Even in a sector where the community is notoriously disengaged, alarm bells should be ringing, and loudly. The retail super sector has been exposed by the financial services royal commission as far more corrupted and inimical to its customers’ interests than even industry super funds claimed it was. Australians still with their funds in retail super should be urgently seeking to satisfy themselves that the extraordinary revelations of this week aren’t also occurring in their own funds, or getting out.

Until the royal commission, an unbiased and informed observer would have been aware that the vertical integration model created major conflicts for both financial planners and retail funds themselves, that retail funds significantly underperformed corporate funds, industry funds and self-managed super funds, and — if they were a long-term Crikey reader — that there was disturbing evidence of an issue around related party transactions that had gone uninvestigated.

After this week, it’s clear things are much, much worse in funds run by NAB, CBA, AMP and IOOF.

Underperformance was so bad at one AMP fund that members actually went backwards after fees — a fact that wasn’t apparent to the trustee, who found that out from APRA. The trustee only learnt in the witness box this week that many fees charged by AMP-related entities weren’t documented at all — they were legacy fees simply left to chew up members’ money. The trustee in fact was wholly reliant on “service providers” (all related parties) for information about what was being charged, and performance — and certainly had no power to prevent overcharging by related parties. IOOF’s trustee was actually paying a related entity for services it undertook itself. Funds took so long to move superannuation accounts into lower-fee MySuper that they broke the law tens of thousands of times. NAB’s superannuation trustee didn’t seem particularly concerned about account holders being charged fees for services they never received and waited for NAB to work out whether it could devise a way to keep the money. The same trustee professed that it never occurred to her that it might be better for account holders if they weren’t charged commissions.

According to ASIC, which along with APRA seems to have “regulated” the entire shemozzle with the attitude of an indulgent uncle, the cost of compensation for fees for no service across the industry is heading toward $850 million. Put in blunter terms, that is $850 million the big banks, AMP and others have stolen from Australians. That includes the apparently ubiquitous charging of service fees of dead people. Which NAB wanted to keep doing.

The only reason we’re hearing this, by the way, is that the government thought it was being awfully clever in lumping super into the banking royal commission to have a crack at industry super. In its own way, that has to be one of the most spectacular own goals of a government that has made an artform of booting the ball in the wrong direction.
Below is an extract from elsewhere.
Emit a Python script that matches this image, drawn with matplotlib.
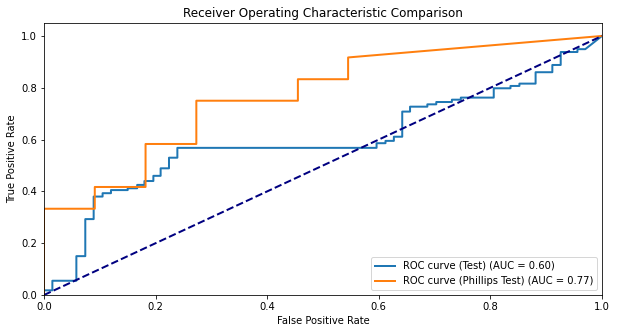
import matplotlib
matplotlib.use("Agg")
import matplotlib.pyplot as plt

# Test ROC curve (corner points)
fpr_test = [0, 0, 0.015, 0.015, 0.058, 0.058, 0.074, 0.074, 0.089, 0.089,
            0.105, 0.105, 0.12, 0.12, 0.15, 0.15, 0.167, 0.167, 0.18, 0.18,
            0.196, 0.196, 0.209, 0.209, 0.224, 0.224, 0.239, 0.239,
            0.596, 0.596, 0.612, 0.612, 0.627, 0.627, 0.642, 0.642,
            0.656, 0.656, 0.687, 0.687, 0.703, 0.703, 0.731, 0.731,
            0.747, 0.747, 0.806, 0.806, 0.836, 0.836, 0.852, 0.852,
            0.881, 0.881, 0.911, 0.911, 0.926, 0.926, 0.956, 0.956, 0.97, 1.0]
tpr_test = [0, 0.018, 0.018, 0.055, 0.055, 0.15, 0.15, 0.293, 0.293, 0.38,
            0.38, 0.393, 0.393, 0.405, 0.405, 0.412, 0.412, 0.425, 0.425, 0.44,
            0.44, 0.46, 0.46, 0.489, 0.489, 0.53, 0.53, 0.568,
            0.568, 0.586, 0.586, 0.595, 0.595, 0.611, 0.611, 0.708,
            0.708, 0.727, 0.727, 0.736, 0.736, 0.745, 0.745, 0.754,
            0.754, 0.762, 0.762, 0.798, 0.798, 0.807, 0.807, 0.816,
            0.816, 0.86, 0.86, 0.888, 0.888, 0.938, 0.938, 0.949, 0.949, 1.0]
auc_test = 0.60

# Phillips Test ROC curve
fpr_phil = [0, 0, 0.091, 0.091, 0.182, 0.182, 0.273, 0.273, 0.455, 0.455, 0.545, 0.545, 1.0]
tpr_phil = [0, 0.333, 0.333, 0.417, 0.417, 0.583, 0.583, 0.75, 0.75, 0.833, 0.833, 0.917, 1.0]
auc_phil = 0.77

W, H, DPI = 617, 333, 72
fig = plt.figure(figsize=(W / DPI, H / DPI), dpi=DPI)
ax = fig.add_axes([44 / W, (H - 295) / H, 558 / W, 272 / H])

ax.plot(fpr_test, tpr_test, color='#1f77b4', lw=2,
        label=f'ROC curve (Test) (AUC = {auc_test:.2f})')
ax.plot(fpr_phil, tpr_phil, color='#ff7f0e', lw=2,
        label=f'ROC curve (Phillips Test) (AUC = {auc_phil:.2f})')
ax.plot([0, 1], [0, 1], color='navy', lw=2, linestyle='--')

ax.set_xlim(0.0, 1.0)
ax.set_ylim(0.0, 1.05)
ax.set_xlabel('False Positive Rate')
ax.set_ylabel('True Positive Rate')
ax.set_title('Receiver Operating Characteristic Comparison')
ax.legend(loc='lower right')

fig.savefig('out.png', dpi=DPI)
If the Liberals had a shred of decency, they’d formally apologise to Australians for protecting retail super and the big banks for so long; for opposing FOFA — and thus helping to ensure it got further watered down during its passage — and for trying to repeal it. In doing so, the Liberals were handmaidens to what is now revealed as one of the most corrupted, exploitative and damaging sectors of the entire economy, organised crime on a colossal scale.

Or maybe instead of an apology, the government could do something that would go some way toward addressing this disaster: compensate current and former retail super fund members with an annual payment into their super accounts. A few hundred dollars a year, say. How to pay for it? Slug the big banks, AMP, IOOF and other conflicted owners of retail super funds an additional levy on profits. At least then their victims can start catching up with where they should have been financially but for the depredations of these criminals.